Start of SOURCE MATERIAL

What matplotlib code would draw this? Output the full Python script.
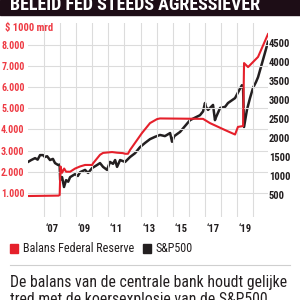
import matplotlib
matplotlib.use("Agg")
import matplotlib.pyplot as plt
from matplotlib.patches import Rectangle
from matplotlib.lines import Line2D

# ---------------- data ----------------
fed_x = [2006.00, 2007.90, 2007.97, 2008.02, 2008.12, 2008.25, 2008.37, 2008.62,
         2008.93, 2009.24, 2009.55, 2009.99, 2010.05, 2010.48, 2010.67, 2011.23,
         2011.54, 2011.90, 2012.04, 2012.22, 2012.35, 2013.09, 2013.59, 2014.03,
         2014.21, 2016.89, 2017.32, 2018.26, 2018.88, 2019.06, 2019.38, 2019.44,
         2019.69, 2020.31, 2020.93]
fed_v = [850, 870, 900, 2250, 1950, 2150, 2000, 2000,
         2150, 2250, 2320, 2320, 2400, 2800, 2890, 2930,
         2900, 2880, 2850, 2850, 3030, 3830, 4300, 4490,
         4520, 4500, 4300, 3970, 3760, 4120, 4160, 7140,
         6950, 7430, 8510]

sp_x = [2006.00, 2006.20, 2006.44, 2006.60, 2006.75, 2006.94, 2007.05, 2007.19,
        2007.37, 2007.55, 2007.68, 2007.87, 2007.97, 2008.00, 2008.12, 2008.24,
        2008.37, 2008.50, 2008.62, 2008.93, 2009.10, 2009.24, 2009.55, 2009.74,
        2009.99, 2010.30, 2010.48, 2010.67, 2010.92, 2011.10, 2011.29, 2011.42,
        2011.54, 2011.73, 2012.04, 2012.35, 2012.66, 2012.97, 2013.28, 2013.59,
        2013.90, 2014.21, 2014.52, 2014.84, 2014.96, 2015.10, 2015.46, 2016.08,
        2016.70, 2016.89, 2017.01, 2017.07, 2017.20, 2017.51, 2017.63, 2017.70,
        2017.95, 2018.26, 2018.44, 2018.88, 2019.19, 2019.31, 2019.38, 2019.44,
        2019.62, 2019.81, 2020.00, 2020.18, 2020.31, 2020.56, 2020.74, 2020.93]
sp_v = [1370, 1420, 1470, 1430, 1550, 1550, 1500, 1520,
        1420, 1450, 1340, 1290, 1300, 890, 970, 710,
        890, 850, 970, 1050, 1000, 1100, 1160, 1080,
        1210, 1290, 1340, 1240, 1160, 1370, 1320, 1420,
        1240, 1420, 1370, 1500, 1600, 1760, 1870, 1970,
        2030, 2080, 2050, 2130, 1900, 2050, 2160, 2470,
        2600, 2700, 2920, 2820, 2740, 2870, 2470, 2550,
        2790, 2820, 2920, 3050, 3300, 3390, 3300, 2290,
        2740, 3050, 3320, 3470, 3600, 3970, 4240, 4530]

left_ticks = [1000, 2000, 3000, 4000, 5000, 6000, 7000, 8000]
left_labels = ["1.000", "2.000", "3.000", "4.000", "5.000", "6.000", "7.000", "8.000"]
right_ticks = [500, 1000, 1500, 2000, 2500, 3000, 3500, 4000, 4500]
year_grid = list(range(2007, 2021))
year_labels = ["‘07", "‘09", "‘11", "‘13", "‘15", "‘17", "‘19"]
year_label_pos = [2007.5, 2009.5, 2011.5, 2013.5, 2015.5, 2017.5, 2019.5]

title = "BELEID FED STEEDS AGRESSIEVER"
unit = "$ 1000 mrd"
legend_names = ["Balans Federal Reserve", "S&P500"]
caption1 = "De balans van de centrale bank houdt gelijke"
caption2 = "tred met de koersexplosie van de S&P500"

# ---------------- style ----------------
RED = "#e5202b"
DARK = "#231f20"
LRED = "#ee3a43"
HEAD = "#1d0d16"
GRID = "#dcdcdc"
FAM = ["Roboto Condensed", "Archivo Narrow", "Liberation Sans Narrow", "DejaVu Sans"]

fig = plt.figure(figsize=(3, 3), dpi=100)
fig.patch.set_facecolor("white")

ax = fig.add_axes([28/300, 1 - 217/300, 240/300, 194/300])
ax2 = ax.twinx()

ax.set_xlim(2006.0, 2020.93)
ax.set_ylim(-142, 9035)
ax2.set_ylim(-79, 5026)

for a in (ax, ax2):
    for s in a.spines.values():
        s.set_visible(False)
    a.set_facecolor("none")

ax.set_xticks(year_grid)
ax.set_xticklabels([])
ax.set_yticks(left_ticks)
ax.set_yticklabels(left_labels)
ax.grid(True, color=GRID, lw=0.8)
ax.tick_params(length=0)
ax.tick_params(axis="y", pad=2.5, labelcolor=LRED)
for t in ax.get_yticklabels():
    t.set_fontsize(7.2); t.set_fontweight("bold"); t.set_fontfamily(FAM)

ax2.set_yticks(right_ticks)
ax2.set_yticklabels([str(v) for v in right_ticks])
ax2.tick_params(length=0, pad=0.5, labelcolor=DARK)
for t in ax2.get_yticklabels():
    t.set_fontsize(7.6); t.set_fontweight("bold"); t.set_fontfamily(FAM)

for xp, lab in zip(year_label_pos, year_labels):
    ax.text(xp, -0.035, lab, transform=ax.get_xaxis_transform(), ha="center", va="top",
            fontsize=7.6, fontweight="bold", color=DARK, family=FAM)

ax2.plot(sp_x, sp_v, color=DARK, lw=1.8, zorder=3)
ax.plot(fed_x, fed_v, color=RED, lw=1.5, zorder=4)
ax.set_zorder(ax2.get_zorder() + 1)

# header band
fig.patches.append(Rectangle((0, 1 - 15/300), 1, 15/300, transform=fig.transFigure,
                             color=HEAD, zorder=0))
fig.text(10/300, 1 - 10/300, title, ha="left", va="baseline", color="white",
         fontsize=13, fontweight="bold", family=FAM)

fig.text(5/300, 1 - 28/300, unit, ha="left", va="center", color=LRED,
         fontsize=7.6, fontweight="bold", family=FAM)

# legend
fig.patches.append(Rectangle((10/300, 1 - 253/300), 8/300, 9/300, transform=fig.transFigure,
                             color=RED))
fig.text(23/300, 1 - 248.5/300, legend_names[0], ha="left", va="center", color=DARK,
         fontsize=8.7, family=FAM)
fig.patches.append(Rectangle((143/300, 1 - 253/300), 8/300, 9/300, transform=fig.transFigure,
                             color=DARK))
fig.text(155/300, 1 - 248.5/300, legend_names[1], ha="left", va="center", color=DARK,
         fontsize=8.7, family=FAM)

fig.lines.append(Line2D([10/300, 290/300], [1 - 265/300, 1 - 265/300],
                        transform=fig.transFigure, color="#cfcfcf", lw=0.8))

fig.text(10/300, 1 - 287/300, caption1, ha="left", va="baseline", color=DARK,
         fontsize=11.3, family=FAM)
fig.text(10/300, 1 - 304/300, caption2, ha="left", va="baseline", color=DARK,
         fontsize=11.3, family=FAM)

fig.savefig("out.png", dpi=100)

End of SOURCE MATERIAL

GOAL:
From the opening line of the listing above through the line bearing "6950, 7430, 8510]", repeat each line exactly. Drop every picture.

ANSWER TO THIS TASK:
What matplotlib code would draw this? Output the full Python script.
import matplotlib
matplotlib.use("Agg")
import matplotlib.pyplot as plt
from matplotlib.patches import Rectangle
from matplotlib.lines import Line2D

# ---------------- data ----------------
fed_x = [2006.00, 2007.90, 2007.97, 2008.02, 2008.12, 2008.25, 2008.37, 2008.62,
         2008.93, 2009.24, 2009.55, 2009.99, 2010.05, 2010.48, 2010.67, 2011.23,
         2011.54, 2011.90, 2012.04, 2012.22, 2012.35, 2013.09, 2013.59, 2014.03,
         2014.21, 2016.89, 2017.32, 2018.26, 2018.88, 2019.06, 2019.38, 2019.44,
         2019.69, 2020.31, 2020.93]
fed_v = [850, 870, 900, 2250, 1950, 2150, 2000, 2000,
         2150, 2250, 2320, 2320, 2400, 2800, 2890, 2930,
         2900, 2880, 2850, 2850, 3030, 3830, 4300, 4490,
         4520, 4500, 4300, 3970, 3760, 4120, 4160, 7140,
         6950, 7430, 8510]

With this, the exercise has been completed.